___ DATA PROVIDED

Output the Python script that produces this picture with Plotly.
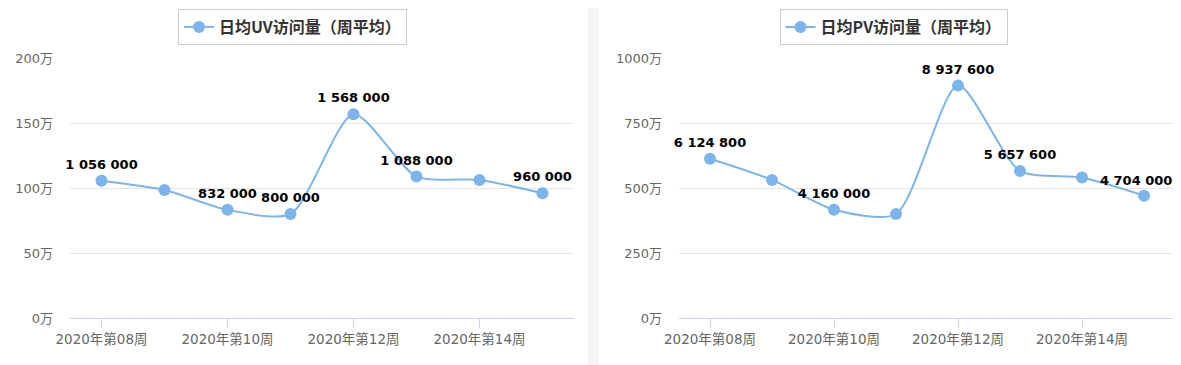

______
___ DATA PROVIDED

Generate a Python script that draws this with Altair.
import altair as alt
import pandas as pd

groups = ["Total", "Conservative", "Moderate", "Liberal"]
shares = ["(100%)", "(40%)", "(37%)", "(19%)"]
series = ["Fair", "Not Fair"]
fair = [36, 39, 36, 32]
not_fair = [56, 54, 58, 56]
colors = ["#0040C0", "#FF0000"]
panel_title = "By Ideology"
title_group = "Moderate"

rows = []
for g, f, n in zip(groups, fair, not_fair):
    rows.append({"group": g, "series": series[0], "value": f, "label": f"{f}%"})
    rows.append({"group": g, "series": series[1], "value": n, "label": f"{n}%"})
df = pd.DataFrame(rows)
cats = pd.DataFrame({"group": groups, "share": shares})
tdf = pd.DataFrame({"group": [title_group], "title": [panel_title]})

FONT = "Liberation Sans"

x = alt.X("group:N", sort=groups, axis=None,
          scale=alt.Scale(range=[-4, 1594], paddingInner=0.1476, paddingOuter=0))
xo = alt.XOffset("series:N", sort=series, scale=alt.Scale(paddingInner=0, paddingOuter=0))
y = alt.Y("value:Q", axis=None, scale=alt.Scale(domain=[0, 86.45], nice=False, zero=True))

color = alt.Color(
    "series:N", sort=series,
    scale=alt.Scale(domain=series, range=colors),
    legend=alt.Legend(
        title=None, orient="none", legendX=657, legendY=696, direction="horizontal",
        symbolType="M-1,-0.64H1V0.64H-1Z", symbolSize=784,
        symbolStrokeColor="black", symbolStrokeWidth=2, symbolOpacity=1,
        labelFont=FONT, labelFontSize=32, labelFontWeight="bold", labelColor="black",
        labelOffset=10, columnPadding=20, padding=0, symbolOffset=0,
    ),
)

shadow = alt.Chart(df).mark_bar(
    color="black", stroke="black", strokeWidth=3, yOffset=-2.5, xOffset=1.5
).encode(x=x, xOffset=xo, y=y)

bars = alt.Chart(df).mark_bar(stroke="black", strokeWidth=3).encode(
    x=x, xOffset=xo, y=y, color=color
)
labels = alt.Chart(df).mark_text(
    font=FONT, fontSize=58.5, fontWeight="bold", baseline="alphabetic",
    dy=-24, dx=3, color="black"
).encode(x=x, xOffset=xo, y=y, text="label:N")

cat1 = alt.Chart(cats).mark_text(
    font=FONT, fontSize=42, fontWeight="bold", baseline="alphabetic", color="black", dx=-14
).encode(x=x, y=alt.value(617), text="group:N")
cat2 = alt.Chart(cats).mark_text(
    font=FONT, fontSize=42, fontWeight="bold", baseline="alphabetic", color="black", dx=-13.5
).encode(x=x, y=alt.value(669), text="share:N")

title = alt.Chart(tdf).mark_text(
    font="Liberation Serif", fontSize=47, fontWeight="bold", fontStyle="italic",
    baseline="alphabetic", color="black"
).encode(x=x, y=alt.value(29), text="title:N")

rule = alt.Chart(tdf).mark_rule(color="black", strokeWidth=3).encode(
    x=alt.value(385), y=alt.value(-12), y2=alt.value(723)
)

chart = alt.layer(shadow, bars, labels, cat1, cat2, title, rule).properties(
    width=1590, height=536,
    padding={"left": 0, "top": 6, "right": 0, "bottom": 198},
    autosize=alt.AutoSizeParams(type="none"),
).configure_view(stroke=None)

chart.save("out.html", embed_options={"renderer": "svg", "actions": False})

______

**TASK TO CARRY OUT**
Write out again only the lines from the line containing "Generate a Python" through the line containing "86.45], nice=False, zero=True))", both included, exactly as they are.

**REPLY TO THE TASK**
Generate a Python script that draws this with Altair.
import altair as alt
import pandas as pd

groups = ["Total", "Conservative", "Moderate", "Liberal"]
shares = ["(100%)", "(40%)", "(37%)", "(19%)"]
series = ["Fair", "Not Fair"]
fair = [36, 39, 36, 32]
not_fair = [56, 54, 58, 56]
colors = ["#0040C0", "#FF0000"]
panel_title = "By Ideology"
title_group = "Moderate"

rows = []
for g, f, n in zip(groups, fair, not_fair):
    rows.append({"group": g, "series": series[0], "value": f, "label": f"{f}%"})
    rows.append({"group": g, "series": series[1], "value": n, "label": f"{n}%"})
df = pd.DataFrame(rows)
cats = pd.DataFrame({"group": groups, "share": shares})
tdf = pd.DataFrame({"group": [title_group], "title": [panel_title]})

FONT = "Liberation Sans"

x = alt.X("group:N", sort=groups, axis=None,
          scale=alt.Scale(range=[-4, 1594], paddingInner=0.1476, paddingOuter=0))
xo = alt.XOffset("series:N", sort=series, scale=alt.Scale(paddingInner=0, paddingOuter=0))
y = alt.Y("value:Q", axis=None, scale=alt.Scale(domain=[0, 86.45], nice=False, zero=True))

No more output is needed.